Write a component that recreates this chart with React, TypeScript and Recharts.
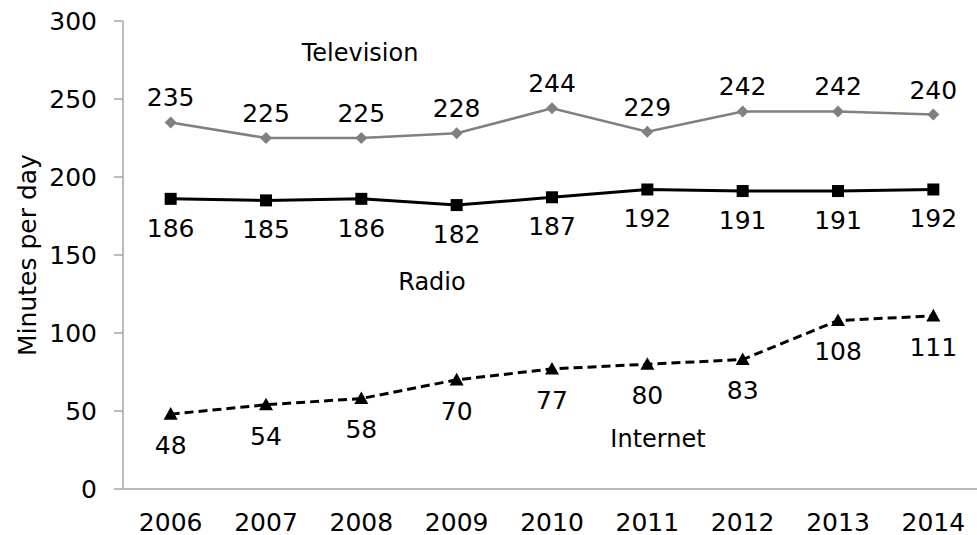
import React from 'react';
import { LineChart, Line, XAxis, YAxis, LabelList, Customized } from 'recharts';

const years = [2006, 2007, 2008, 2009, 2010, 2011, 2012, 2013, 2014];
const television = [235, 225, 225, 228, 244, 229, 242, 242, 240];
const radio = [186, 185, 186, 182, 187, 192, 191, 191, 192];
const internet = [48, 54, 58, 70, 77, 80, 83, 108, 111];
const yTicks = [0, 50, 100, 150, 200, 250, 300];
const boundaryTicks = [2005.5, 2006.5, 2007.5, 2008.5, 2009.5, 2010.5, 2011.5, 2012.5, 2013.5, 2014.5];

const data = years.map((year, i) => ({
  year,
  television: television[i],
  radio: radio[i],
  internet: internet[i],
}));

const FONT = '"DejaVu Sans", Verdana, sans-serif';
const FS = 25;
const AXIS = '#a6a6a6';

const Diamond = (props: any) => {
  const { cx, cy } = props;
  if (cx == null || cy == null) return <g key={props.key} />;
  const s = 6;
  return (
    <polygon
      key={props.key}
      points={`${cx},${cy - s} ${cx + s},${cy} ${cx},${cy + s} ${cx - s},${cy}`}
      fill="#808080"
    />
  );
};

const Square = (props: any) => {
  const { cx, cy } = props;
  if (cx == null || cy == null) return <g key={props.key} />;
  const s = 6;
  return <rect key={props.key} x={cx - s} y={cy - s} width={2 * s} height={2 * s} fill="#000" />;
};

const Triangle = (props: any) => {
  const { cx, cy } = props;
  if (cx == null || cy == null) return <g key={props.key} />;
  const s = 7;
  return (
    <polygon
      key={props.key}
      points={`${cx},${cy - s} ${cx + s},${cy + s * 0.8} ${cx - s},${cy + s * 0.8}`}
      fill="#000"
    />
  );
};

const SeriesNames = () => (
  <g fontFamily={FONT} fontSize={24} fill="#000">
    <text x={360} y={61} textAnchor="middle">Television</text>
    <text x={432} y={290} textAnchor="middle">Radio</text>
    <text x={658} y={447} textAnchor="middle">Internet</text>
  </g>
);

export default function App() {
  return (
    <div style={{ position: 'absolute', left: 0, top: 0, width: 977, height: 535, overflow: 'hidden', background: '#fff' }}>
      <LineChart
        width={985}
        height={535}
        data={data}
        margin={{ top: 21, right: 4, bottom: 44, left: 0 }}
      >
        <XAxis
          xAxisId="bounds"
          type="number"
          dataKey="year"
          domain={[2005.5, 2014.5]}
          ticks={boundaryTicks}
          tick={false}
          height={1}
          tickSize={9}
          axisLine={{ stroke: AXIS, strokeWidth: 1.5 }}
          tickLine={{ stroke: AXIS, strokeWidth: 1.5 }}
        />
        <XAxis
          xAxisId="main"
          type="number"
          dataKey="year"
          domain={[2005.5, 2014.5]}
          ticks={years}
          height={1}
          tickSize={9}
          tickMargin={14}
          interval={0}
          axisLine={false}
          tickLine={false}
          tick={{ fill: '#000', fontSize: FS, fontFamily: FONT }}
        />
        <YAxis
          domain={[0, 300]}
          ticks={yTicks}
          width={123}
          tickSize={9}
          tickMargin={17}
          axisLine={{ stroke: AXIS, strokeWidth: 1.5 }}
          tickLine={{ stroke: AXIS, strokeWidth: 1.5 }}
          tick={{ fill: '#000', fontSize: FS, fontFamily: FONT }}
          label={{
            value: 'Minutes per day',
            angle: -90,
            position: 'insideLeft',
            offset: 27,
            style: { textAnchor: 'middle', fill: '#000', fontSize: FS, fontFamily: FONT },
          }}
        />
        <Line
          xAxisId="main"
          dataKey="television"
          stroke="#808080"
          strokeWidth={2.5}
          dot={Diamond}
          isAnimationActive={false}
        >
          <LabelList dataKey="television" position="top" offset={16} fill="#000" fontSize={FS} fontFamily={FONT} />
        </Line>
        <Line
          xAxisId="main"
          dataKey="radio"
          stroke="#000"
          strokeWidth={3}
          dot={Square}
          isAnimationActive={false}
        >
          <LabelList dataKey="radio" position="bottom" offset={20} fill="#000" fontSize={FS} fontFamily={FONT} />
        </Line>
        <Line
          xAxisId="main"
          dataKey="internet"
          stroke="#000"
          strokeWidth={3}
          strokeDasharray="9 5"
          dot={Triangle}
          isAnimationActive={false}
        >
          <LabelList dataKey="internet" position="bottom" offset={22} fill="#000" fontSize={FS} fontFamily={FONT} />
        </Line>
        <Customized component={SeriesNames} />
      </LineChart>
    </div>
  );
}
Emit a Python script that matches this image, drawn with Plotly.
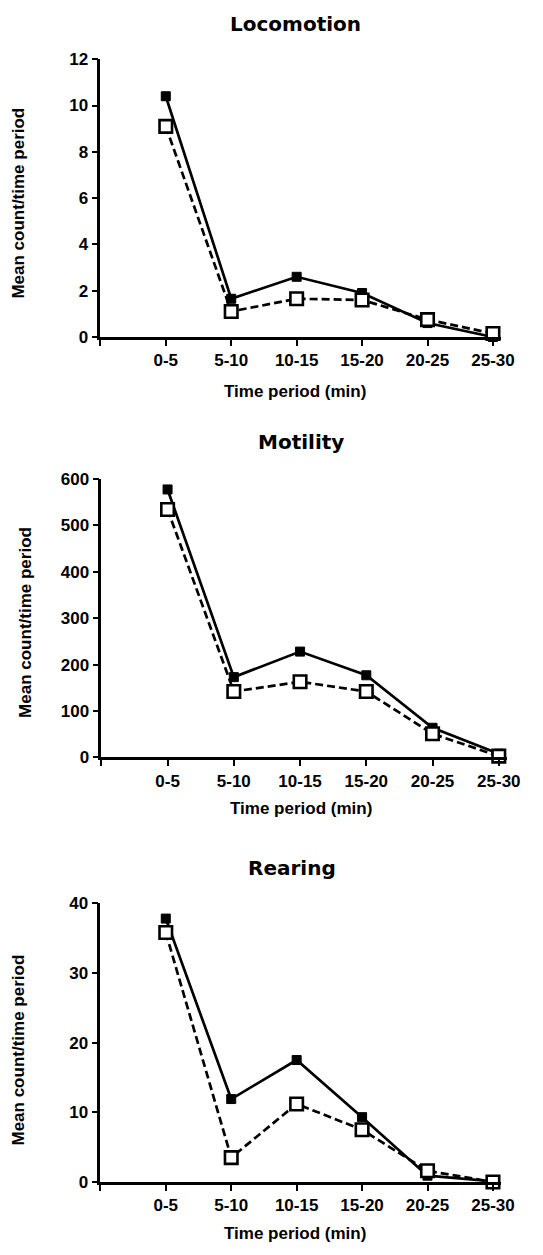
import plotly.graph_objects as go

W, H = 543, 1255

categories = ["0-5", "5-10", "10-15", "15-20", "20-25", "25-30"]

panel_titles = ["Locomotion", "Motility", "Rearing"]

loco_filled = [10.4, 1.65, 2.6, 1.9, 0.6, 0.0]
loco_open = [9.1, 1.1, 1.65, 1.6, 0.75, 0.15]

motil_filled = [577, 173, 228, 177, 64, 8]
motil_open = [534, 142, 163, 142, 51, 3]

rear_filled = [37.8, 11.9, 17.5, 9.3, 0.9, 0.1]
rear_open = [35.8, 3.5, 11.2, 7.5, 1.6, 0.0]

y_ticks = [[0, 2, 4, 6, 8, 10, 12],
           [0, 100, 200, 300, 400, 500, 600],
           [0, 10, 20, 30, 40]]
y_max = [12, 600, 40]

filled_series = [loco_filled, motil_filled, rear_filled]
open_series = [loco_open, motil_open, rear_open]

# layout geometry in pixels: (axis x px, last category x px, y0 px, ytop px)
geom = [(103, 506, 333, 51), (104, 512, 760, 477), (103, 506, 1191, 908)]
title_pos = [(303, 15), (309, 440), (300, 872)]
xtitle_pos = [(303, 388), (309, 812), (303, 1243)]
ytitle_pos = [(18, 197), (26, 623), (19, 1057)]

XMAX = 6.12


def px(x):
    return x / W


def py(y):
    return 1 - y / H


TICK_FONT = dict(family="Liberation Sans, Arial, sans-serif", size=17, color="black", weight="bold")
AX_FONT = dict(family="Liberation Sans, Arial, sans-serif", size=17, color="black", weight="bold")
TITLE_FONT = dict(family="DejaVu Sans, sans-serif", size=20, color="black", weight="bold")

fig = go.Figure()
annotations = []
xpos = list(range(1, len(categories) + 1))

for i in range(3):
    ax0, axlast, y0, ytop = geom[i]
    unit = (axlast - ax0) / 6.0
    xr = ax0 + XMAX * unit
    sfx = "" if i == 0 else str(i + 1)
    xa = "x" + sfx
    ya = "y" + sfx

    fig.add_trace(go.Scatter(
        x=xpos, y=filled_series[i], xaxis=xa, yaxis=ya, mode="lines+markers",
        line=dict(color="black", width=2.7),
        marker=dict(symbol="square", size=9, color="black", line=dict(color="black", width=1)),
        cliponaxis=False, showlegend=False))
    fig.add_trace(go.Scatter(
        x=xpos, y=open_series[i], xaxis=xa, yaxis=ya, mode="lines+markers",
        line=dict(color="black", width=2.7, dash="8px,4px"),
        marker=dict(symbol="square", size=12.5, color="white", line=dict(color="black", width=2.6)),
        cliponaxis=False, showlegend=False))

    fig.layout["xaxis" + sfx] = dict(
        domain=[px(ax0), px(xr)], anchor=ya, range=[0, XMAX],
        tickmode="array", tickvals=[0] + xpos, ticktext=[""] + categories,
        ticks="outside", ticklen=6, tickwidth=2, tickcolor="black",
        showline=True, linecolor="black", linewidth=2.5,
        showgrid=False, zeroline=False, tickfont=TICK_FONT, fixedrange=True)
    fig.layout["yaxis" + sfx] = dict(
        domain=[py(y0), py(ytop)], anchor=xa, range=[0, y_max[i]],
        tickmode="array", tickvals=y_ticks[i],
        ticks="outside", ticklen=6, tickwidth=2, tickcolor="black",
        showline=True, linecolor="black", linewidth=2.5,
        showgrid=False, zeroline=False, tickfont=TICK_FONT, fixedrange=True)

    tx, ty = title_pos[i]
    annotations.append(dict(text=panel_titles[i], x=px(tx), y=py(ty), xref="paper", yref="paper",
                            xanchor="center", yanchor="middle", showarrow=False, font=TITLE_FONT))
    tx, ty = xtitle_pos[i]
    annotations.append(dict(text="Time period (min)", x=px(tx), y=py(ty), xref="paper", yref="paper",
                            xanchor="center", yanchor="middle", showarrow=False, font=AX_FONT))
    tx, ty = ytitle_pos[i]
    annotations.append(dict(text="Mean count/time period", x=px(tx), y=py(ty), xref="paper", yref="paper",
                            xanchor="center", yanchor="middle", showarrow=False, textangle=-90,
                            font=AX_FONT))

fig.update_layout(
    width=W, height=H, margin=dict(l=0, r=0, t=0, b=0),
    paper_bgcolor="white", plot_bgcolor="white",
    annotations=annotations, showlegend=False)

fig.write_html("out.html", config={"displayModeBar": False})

### [GIVEN TASK]
Print exactly what appears from the line holding "Emit a Python" down to the line holding "open_series = [loco_open, motil_open, rear_open]", both ends kept, leaving out the pictures.

### [WRITTEN REPLY]
Emit a Python script that matches this image, drawn with Plotly.
import plotly.graph_objects as go

W, H = 543, 1255

categories = ["0-5", "5-10", "10-15", "15-20", "20-25", "25-30"]

panel_titles = ["Locomotion", "Motility", "Rearing"]

loco_filled = [10.4, 1.65, 2.6, 1.9, 0.6, 0.0]
loco_open = [9.1, 1.1, 1.65, 1.6, 0.75, 0.15]

motil_filled = [577, 173, 228, 177, 64, 8]
motil_open = [534, 142, 163, 142, 51, 3]

rear_filled = [37.8, 11.9, 17.5, 9.3, 0.9, 0.1]
rear_open = [35.8, 3.5, 11.2, 7.5, 1.6, 0.0]

y_ticks = [[0, 2, 4, 6, 8, 10, 12],
           [0, 100, 200, 300, 400, 500, 600],
           [0, 10, 20, 30, 40]]
y_max = [12, 600, 40]

filled_series = [loco_filled, motil_filled, rear_filled]
open_series = [loco_open, motil_open, rear_open]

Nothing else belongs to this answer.